Supplied information:
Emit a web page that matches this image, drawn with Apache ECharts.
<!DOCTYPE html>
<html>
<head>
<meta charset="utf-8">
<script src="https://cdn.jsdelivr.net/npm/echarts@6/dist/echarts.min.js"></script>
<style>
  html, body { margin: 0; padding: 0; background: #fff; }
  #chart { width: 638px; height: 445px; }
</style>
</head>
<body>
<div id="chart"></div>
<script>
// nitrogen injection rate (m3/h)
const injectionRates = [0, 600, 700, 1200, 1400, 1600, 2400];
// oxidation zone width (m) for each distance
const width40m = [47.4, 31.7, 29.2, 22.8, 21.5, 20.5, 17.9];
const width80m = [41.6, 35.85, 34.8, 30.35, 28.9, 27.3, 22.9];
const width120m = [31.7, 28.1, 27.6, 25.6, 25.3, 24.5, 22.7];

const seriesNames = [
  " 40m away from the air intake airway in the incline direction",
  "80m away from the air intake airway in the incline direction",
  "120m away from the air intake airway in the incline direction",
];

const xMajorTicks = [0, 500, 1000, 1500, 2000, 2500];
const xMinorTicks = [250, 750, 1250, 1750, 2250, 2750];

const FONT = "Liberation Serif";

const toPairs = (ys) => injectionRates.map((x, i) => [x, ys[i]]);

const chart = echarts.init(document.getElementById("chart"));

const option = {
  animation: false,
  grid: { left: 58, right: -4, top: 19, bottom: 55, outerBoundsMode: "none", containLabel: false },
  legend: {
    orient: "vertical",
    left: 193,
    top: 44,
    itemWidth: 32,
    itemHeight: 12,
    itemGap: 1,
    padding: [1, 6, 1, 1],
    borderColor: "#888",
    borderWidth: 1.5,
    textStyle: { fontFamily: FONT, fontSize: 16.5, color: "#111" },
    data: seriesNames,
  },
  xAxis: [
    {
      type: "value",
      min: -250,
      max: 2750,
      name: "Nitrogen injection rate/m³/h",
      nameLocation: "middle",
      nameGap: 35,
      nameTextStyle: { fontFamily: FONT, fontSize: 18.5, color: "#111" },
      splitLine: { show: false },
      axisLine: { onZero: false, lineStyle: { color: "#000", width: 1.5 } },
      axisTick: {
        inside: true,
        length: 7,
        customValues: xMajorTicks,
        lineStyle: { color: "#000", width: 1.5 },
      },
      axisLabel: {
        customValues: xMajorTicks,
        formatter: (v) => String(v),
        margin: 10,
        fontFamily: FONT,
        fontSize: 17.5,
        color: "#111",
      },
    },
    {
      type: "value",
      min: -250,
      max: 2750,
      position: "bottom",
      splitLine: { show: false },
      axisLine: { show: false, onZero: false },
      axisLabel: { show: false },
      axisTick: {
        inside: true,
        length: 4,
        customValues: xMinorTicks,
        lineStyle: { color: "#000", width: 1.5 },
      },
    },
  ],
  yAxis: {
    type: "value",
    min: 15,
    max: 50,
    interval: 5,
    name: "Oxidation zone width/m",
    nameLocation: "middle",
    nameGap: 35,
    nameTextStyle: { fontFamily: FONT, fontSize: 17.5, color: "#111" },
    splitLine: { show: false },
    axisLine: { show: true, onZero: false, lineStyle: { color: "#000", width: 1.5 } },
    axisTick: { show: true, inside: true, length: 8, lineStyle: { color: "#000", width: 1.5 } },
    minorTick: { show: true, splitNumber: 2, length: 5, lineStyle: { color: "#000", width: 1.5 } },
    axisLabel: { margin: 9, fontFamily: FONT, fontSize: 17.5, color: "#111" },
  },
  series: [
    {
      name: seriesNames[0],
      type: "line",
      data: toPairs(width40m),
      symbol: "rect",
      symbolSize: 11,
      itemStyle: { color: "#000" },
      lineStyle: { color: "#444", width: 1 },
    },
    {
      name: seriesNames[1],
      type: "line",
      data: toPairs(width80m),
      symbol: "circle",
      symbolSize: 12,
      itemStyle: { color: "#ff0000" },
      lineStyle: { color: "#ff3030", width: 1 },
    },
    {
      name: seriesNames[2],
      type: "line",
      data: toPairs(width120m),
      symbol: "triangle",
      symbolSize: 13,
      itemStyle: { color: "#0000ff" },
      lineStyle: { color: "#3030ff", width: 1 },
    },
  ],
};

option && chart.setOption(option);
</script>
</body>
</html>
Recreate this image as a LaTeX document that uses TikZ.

Exercise goal:
Each record above must be given again exactly.

Solution for this problem:
Emit a web page that matches this image, drawn with Apache ECharts.
<!DOCTYPE html>
<html>
<head>
<meta charset="utf-8">
<script src="https://cdn.jsdelivr.net/npm/echarts@6/dist/echarts.min.js"></script>
<style>
  html, body { margin: 0; padding: 0; background: #fff; }
  #chart { width: 638px; height: 445px; }
</style>
</head>
<body>
<div id="chart"></div>
<script>
// nitrogen injection rate (m3/h)
const injectionRates = [0, 600, 700, 1200, 1400, 1600, 2400];
// oxidation zone width (m) for each distance
const width40m = [47.4, 31.7, 29.2, 22.8, 21.5, 20.5, 17.9];
const width80m = [41.6, 35.85, 34.8, 30.35, 28.9, 27.3, 22.9];
const width120m = [31.7, 28.1, 27.6, 25.6, 25.3, 24.5, 22.7];

const seriesNames = [
  " 40m away from the air intake airway in the incline direction",
  "80m away from the air intake airway in the incline direction",
  "120m away from the air intake airway in the incline direction",
];

const xMajorTicks = [0, 500, 1000, 1500, 2000, 2500];
const xMinorTicks = [250, 750, 1250, 1750, 2250, 2750];

const FONT = "Liberation Serif";

const toPairs = (ys) => injectionRates.map((x, i) => [x, ys[i]]);

const chart = echarts.init(document.getElementById("chart"));

const option = {
  animation: false,
  grid: { left: 58, right: -4, top: 19, bottom: 55, outerBoundsMode: "none", containLabel: false },
  legend: {
    orient: "vertical",
    left: 193,
    top: 44,
    itemWidth: 32,
    itemHeight: 12,
    itemGap: 1,
    padding: [1, 6, 1, 1],
    borderColor: "#888",
    borderWidth: 1.5,
    textStyle: { fontFamily: FONT, fontSize: 16.5, color: "#111" },
    data: seriesNames,
  },
  xAxis: [
    {
      type: "value",
      min: -250,
      max: 2750,
      name: "Nitrogen injection rate/m³/h",
      nameLocation: "middle",
      nameGap: 35,
      nameTextStyle: { fontFamily: FONT, fontSize: 18.5, color: "#111" },
      splitLine: { show: false },
      axisLine: { onZero: false, lineStyle: { color: "#000", width: 1.5 } },
      axisTick: {
        inside: true,
        length: 7,
        customValues: xMajorTicks,
        lineStyle: { color: "#000", width: 1.5 },
      },
      axisLabel: {
        customValues: xMajorTicks,
        formatter: (v) => String(v),
        margin: 10,
        fontFamily: FONT,
        fontSize: 17.5,
        color: "#111",
      },
    },
    {
      type: "value",
      min: -250,
      max: 2750,
      position: "bottom",
      splitLine: { show: false },
      axisLine: { show: false, onZero: false },
      axisLabel: { show: false },
      axisTick: {
        inside: true,
        length: 4,
        customValues: xMinorTicks,
        lineStyle: { color: "#000", width: 1.5 },
      },
    },
  ],
  yAxis: {
    type: "value",
    min: 15,
    max: 50,
    interval: 5,
    name: "Oxidation zone width/m",
    nameLocation: "middle",
    nameGap: 35,
    nameTextStyle: { fontFamily: FONT, fontSize: 17.5, color: "#111" },
    splitLine: { show: false },
    axisLine: { show: true, onZero: false, lineStyle: { color: "#000", width: 1.5 } },
    axisTick: { show: true, inside: true, length: 8, lineStyle: { color: "#000", width: 1.5 } },
    minorTick: { show: true, splitNumber: 2, length: 5, lineStyle: { color: "#000", width: 1.5 } },
    axisLabel: { margin: 9, fontFamily: FONT, fontSize: 17.5, color: "#111" },
  },
  series: [
    {
      name: seriesNames[0],
      type: "line",
      data: toPairs(width40m),
      symbol: "rect",
      symbolSize: 11,
      itemStyle: { color: "#000" },
      lineStyle: { color: "#444", width: 1 },
    },
    {
      name: seriesNames[1],
      type: "line",
      data: toPairs(width80m),
      symbol: "circle",
      symbolSize: 12,
      itemStyle: { color: "#ff0000" },
      lineStyle: { color: "#ff3030", width: 1 },
    },
    {
      name: seriesNames[2],
      type: "line",
      data: toPairs(width120m),
      symbol: "triangle",
      symbolSize: 13,
      itemStyle: { color: "#0000ff" },
      lineStyle: { color: "#3030ff", width: 1 },
    },
  ],
};

option && chart.setOption(option);
</script>
</body>
</html>
Recreate this image as a LaTeX document that uses TikZ.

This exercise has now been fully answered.